__INSTRUCTIONS FOR THE TASK__.
Each line of the listing must be transcribed exactly, except for the images, which should be excluded.

__SUPPLIED MATERIAL__.
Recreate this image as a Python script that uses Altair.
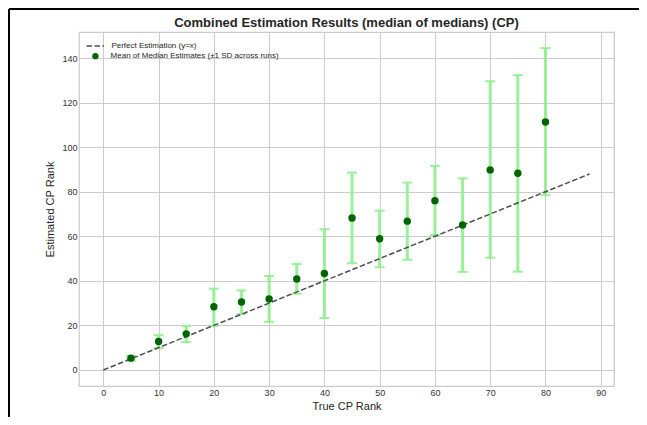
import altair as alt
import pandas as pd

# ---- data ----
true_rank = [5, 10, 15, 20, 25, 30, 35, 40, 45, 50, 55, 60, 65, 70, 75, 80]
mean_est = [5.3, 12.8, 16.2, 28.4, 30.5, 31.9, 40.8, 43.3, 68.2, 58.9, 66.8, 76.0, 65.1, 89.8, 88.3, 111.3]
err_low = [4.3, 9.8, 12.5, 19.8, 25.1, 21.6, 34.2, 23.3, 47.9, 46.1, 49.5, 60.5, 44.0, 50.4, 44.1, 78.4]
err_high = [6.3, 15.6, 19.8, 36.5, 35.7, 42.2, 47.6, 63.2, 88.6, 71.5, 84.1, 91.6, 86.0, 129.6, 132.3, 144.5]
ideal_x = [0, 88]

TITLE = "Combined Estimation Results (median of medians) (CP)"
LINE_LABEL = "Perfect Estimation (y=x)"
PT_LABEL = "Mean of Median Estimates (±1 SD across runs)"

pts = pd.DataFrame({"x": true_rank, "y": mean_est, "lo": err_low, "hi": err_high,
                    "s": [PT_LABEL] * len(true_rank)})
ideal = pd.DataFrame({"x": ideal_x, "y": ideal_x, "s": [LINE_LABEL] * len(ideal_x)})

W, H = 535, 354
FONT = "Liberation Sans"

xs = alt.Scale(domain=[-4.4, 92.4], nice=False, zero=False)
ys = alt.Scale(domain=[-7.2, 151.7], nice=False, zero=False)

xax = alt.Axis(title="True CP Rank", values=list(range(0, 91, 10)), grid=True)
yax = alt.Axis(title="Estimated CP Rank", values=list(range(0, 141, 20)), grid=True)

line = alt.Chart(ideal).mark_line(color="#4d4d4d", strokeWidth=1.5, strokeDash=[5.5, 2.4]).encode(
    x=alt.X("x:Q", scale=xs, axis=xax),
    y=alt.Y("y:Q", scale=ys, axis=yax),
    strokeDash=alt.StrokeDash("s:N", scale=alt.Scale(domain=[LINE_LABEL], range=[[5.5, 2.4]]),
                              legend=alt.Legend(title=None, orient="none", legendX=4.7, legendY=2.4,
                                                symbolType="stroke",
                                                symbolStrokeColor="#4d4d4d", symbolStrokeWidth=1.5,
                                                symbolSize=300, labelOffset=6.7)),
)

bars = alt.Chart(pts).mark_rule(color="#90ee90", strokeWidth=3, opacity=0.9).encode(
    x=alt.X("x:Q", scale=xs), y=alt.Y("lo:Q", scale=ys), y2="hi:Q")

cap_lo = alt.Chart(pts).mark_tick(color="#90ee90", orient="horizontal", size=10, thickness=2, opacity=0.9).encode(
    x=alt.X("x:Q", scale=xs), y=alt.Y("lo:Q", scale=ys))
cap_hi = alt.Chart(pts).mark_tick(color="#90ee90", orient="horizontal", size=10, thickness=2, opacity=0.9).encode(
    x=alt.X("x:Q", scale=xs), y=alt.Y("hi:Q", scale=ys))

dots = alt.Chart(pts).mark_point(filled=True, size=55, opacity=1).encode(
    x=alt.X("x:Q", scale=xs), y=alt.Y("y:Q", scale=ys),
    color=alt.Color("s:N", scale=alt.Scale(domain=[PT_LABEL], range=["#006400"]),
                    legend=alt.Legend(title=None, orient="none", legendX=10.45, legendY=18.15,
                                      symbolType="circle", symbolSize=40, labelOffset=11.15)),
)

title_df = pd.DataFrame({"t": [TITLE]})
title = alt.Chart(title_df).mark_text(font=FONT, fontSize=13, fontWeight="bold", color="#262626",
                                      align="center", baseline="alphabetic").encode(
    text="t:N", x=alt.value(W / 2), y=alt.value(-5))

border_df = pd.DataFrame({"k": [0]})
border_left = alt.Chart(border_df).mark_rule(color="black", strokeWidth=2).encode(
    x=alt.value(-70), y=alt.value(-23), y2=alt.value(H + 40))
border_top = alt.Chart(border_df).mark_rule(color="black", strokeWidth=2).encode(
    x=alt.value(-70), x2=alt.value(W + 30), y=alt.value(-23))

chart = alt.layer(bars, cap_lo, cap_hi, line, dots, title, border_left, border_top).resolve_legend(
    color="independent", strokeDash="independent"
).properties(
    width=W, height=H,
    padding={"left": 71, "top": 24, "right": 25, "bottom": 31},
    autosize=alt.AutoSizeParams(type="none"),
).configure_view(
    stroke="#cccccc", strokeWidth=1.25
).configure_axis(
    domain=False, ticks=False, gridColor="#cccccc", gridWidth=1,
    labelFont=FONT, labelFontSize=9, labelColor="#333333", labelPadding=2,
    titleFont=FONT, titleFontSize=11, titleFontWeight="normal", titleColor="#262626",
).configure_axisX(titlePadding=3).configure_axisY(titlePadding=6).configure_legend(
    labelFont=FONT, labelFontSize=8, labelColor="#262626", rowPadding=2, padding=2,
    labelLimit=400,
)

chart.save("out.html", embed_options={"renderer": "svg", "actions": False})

__COMPLETED EXERCISE__.
Recreate this image as a Python script that uses Altair.
import altair as alt
import pandas as pd

# ---- data ----
true_rank = [5, 10, 15, 20, 25, 30, 35, 40, 45, 50, 55, 60, 65, 70, 75, 80]
mean_est = [5.3, 12.8, 16.2, 28.4, 30.5, 31.9, 40.8, 43.3, 68.2, 58.9, 66.8, 76.0, 65.1, 89.8, 88.3, 111.3]
err_low = [4.3, 9.8, 12.5, 19.8, 25.1, 21.6, 34.2, 23.3, 47.9, 46.1, 49.5, 60.5, 44.0, 50.4, 44.1, 78.4]
err_high = [6.3, 15.6, 19.8, 36.5, 35.7, 42.2, 47.6, 63.2, 88.6, 71.5, 84.1, 91.6, 86.0, 129.6, 132.3, 144.5]
ideal_x = [0, 88]

TITLE = "Combined Estimation Results (median of medians) (CP)"
LINE_LABEL = "Perfect Estimation (y=x)"
PT_LABEL = "Mean of Median Estimates (±1 SD across runs)"

pts = pd.DataFrame({"x": true_rank, "y": mean_est, "lo": err_low, "hi": err_high,
                    "s": [PT_LABEL] * len(true_rank)})
ideal = pd.DataFrame({"x": ideal_x, "y": ideal_x, "s": [LINE_LABEL] * len(ideal_x)})

W, H = 535, 354
FONT = "Liberation Sans"

xs = alt.Scale(domain=[-4.4, 92.4], nice=False, zero=False)
ys = alt.Scale(domain=[-7.2, 151.7], nice=False, zero=False)

xax = alt.Axis(title="True CP Rank", values=list(range(0, 91, 10)), grid=True)
yax = alt.Axis(title="Estimated CP Rank", values=list(range(0, 141, 20)), grid=True)

line = alt.Chart(ideal).mark_line(color="#4d4d4d", strokeWidth=1.5, strokeDash=[5.5, 2.4]).encode(
    x=alt.X("x:Q", scale=xs, axis=xax),
    y=alt.Y("y:Q", scale=ys, axis=yax),
    strokeDash=alt.StrokeDash("s:N", scale=alt.Scale(domain=[LINE_LABEL], range=[[5.5, 2.4]]),
                              legend=alt.Legend(title=None, orient="none", legendX=4.7, legendY=2.4,
                                                symbolType="stroke",
                                                symbolStrokeColor="#4d4d4d", symbolStrokeWidth=1.5,
                                                symbolSize=300, labelOffset=6.7)),
)

bars = alt.Chart(pts).mark_rule(color="#90ee90", strokeWidth=3, opacity=0.9).encode(
    x=alt.X("x:Q", scale=xs), y=alt.Y("lo:Q", scale=ys), y2="hi:Q")

cap_lo = alt.Chart(pts).mark_tick(color="#90ee90", orient="horizontal", size=10, thickness=2, opacity=0.9).encode(
    x=alt.X("x:Q", scale=xs), y=alt.Y("lo:Q", scale=ys))
cap_hi = alt.Chart(pts).mark_tick(color="#90ee90", orient="horizontal", size=10, thickness=2, opacity=0.9).encode(
    x=alt.X("x:Q", scale=xs), y=alt.Y("hi:Q", scale=ys))

dots = alt.Chart(pts).mark_point(filled=True, size=55, opacity=1).encode(
    x=alt.X("x:Q", scale=xs), y=alt.Y("y:Q", scale=ys),
    color=alt.Color("s:N", scale=alt.Scale(domain=[PT_LABEL], range=["#006400"]),
                    legend=alt.Legend(title=None, orient="none", legendX=10.45, legendY=18.15,
                                      symbolType="circle", symbolSize=40, labelOffset=11.15)),
)

title_df = pd.DataFrame({"t": [TITLE]})
title = alt.Chart(title_df).mark_text(font=FONT, fontSize=13, fontWeight="bold", color="#262626",
                                      align="center", baseline="alphabetic").encode(
    text="t:N", x=alt.value(W / 2), y=alt.value(-5))

border_df = pd.DataFrame({"k": [0]})
border_left = alt.Chart(border_df).mark_rule(color="black", strokeWidth=2).encode(
    x=alt.value(-70), y=alt.value(-23), y2=alt.value(H + 40))
border_top = alt.Chart(border_df).mark_rule(color="black", strokeWidth=2).encode(
    x=alt.value(-70), x2=alt.value(W + 30), y=alt.value(-23))

chart = alt.layer(bars, cap_lo, cap_hi, line, dots, title, border_left, border_top).resolve_legend(
    color="independent", strokeDash="independent"
).properties(
    width=W, height=H,
    padding={"left": 71, "top": 24, "right": 25, "bottom": 31},
    autosize=alt.AutoSizeParams(type="none"),
).configure_view(
    stroke="#cccccc", strokeWidth=1.25
).configure_axis(
    domain=False, ticks=False, gridColor="#cccccc", gridWidth=1,
    labelFont=FONT, labelFontSize=9, labelColor="#333333", labelPadding=2,
    titleFont=FONT, titleFontSize=11, titleFontWeight="normal", titleColor="#262626",
).configure_axisX(titlePadding=3).configure_axisY(titlePadding=6).configure_legend(
    labelFont=FONT, labelFontSize=8, labelColor="#262626", rowPadding=2, padding=2,
    labelLimit=400,
)

chart.save("out.html", embed_options={"renderer": "svg", "actions": False})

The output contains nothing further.